In case you’re wondering, the researchers used three data sets, including “two large-scale, nationally representative United Kingdom data sets (N = 15,874).” Their bottom line, as the researchers put it in their Psychological Science abstract:
lower general intelligence (g) in childhood predicts greater racism in adulthood, and this effect was largely mediated via conservative ideology.
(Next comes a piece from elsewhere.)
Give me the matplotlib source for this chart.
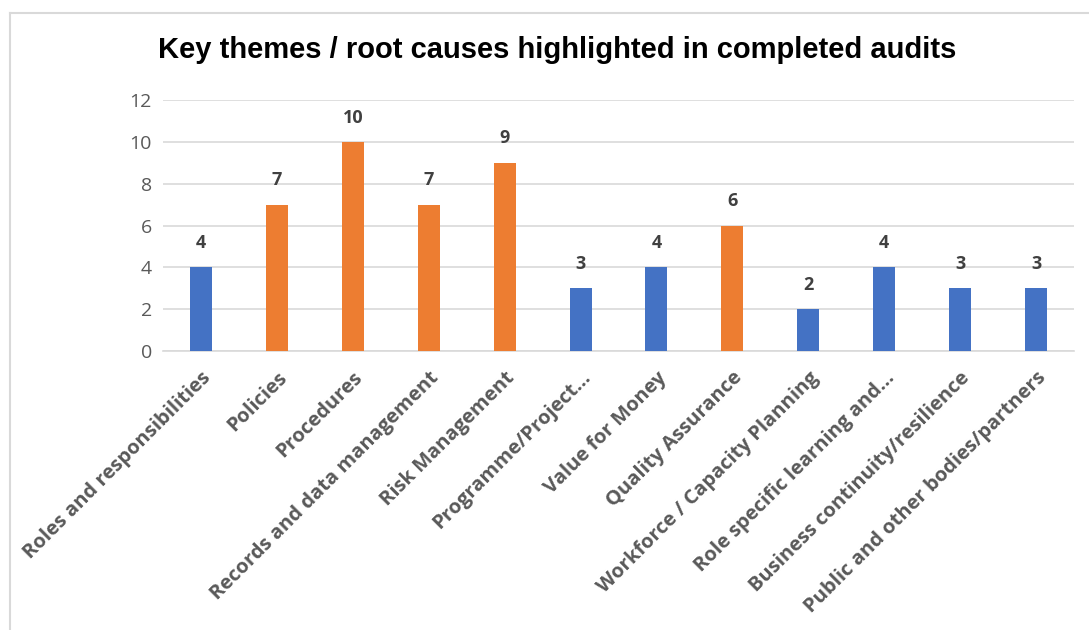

Another study, which I found so troubling that I’m going to write about it at greater length in an upcoming separate piece, is a book titled “Why Some Politicians Are More Dangerous Than Others.” It was published last summer but is getting some new ink lately following a review by Andrew Hacker in the current New York Review of Books. The author of the book, NYU psychiatry professor James Gilligan (formerly of Harvard, former head of mental health services for the Mass. State prison system), went through 107 years of U.S. government statistics and found that violent deaths—homicides and suicides (both forms of taking a human life)—increase sharply during Republican presidential administrations and decline just as sharply during Democratic presidencies. The difference between a Republican and Democratic White House can range as high as 19,000 extra violent deaths per year, and it’s true of every presidency since 1900, when the federal government first started collecting annual death statistics, with the sole exceptions of the New Deal-enthusiast Republican Dwight Eisenhower and the neoliberal Democrat Jimmy Carter.
The reason, Gilligan argues, is that in stark contrast to popular belief, Republican presidencies are consistently associated with rising unemployment, increased frequency and length of recessions and growing economic inequality. All these factors lead to increases in the psychological stresses consistently associated with the taking of a human life, whether another person’s (homicide) or one’s own (suicide).
It sounds too prejudicial and far-fetched to be true, but Gilligan lays out the case piece by piece with detailed numbers and charts, plus references to related research that documents the individual pieces of his thesis. I just got the book yesterday (it’s not available on Kindle) so I’ll write about it in a few days.